A Lawyer’s Duty of Confidentiality under Rule 1.6
Under Rule 1.6(a), lawyers are permitted to disclose confidential information if the client either gives informed consent or the disclosure is impliedly authorized to carry out the representation. In addition, the duty of confidentiality is subject to some important exceptions, which are given in Rule 1.6(b). A lawyer may reveal confidential information for any of the following reasons:
- to prevent reasonably certain death or bodily harm;
- to prevent or rectify a crime or fraud that’s likely to cause financial harm and for which the client has used the lawyer’s services;
- to obtain legal advice about the lawyer’s compliance with the ethical rules;
- to establish a claim or defense in a formal controversy between the lawyer and the client, such as a fee dispute, or a client’s bar complaint or malpractice suit against the lawyer;
- to comply with a law or court order; or
- to detect and resolve conflicts of interest.

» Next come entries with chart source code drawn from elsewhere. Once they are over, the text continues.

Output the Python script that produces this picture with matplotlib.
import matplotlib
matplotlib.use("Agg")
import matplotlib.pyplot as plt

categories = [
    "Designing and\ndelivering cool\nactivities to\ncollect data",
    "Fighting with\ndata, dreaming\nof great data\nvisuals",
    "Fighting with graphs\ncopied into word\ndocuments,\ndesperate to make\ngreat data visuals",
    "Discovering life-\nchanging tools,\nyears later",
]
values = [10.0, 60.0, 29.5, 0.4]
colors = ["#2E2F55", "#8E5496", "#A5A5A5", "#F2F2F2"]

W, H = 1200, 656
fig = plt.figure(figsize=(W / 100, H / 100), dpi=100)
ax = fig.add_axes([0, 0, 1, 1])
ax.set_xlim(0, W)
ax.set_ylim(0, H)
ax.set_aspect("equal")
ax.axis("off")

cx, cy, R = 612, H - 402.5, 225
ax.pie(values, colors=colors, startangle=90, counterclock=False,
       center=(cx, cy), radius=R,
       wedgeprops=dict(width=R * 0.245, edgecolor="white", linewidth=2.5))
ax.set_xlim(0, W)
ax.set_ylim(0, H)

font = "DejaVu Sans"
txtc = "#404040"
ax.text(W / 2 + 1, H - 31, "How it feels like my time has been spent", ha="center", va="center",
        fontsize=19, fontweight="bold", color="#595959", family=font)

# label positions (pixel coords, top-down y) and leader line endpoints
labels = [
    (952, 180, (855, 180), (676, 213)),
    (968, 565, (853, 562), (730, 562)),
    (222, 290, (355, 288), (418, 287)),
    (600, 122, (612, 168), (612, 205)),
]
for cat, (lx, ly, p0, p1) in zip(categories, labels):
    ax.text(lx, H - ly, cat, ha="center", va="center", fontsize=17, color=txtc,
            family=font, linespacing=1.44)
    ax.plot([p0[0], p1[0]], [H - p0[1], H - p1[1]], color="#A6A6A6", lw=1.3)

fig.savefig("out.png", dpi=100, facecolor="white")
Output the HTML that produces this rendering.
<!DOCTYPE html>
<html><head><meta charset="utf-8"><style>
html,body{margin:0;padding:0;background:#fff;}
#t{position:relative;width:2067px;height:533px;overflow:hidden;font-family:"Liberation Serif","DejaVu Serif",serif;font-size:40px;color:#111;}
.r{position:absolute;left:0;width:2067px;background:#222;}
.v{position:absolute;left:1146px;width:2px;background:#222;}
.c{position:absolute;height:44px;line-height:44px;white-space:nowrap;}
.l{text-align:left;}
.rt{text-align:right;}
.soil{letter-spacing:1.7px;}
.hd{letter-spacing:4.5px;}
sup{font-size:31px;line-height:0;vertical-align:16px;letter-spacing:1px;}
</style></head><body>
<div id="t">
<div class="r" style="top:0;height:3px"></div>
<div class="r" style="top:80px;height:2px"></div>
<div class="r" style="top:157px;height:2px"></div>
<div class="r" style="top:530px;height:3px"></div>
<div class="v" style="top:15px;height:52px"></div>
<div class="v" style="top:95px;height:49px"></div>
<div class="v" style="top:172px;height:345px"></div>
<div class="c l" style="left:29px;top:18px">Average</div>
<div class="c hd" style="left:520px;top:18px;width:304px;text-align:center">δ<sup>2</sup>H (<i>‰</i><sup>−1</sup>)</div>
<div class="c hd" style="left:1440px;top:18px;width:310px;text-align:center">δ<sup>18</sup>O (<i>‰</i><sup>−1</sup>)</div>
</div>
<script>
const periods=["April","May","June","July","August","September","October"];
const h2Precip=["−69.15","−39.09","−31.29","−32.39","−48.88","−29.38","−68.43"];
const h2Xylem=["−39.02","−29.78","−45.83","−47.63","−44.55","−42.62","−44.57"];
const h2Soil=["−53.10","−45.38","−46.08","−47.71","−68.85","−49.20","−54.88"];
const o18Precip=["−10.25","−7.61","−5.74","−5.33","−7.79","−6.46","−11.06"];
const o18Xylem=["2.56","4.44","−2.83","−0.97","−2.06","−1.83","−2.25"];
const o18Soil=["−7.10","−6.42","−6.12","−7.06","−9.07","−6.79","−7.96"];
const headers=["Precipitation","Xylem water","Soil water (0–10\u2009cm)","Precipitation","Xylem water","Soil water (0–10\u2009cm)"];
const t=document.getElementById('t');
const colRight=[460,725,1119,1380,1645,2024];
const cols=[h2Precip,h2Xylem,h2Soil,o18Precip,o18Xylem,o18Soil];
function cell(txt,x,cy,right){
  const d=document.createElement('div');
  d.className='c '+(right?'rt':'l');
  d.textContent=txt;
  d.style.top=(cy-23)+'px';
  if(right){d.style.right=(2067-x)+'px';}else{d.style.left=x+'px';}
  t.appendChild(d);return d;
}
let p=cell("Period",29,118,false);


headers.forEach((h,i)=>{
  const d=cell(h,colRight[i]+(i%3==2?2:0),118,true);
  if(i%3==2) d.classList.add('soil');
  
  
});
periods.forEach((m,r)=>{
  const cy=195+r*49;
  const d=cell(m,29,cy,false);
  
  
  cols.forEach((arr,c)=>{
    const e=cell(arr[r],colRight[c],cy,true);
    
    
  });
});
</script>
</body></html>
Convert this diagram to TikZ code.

Confidentiality Question Traps
Don’t be duped by an emergency
When faced with this type of fact pattern, avoid making conclusions based on your gut sense of justice. Instead, stick to the rules. Dispassionately analyze the lawyer’s duty according to the broad definition of confidential information. The default rule is that the lawyer must keep information relating to the client-lawyer relationship confidential unless the client has consented, the disclosure is impliedly authorized, or another exception applies.
The wrong-exception trick
Don’t pick an answer option simply because it contains an exception cribbed right from Rule 1.6(b). Instead, examine whether the exception applies to the given facts. With careful analysis, you’ll avoid the trap and be on your way to a passing score.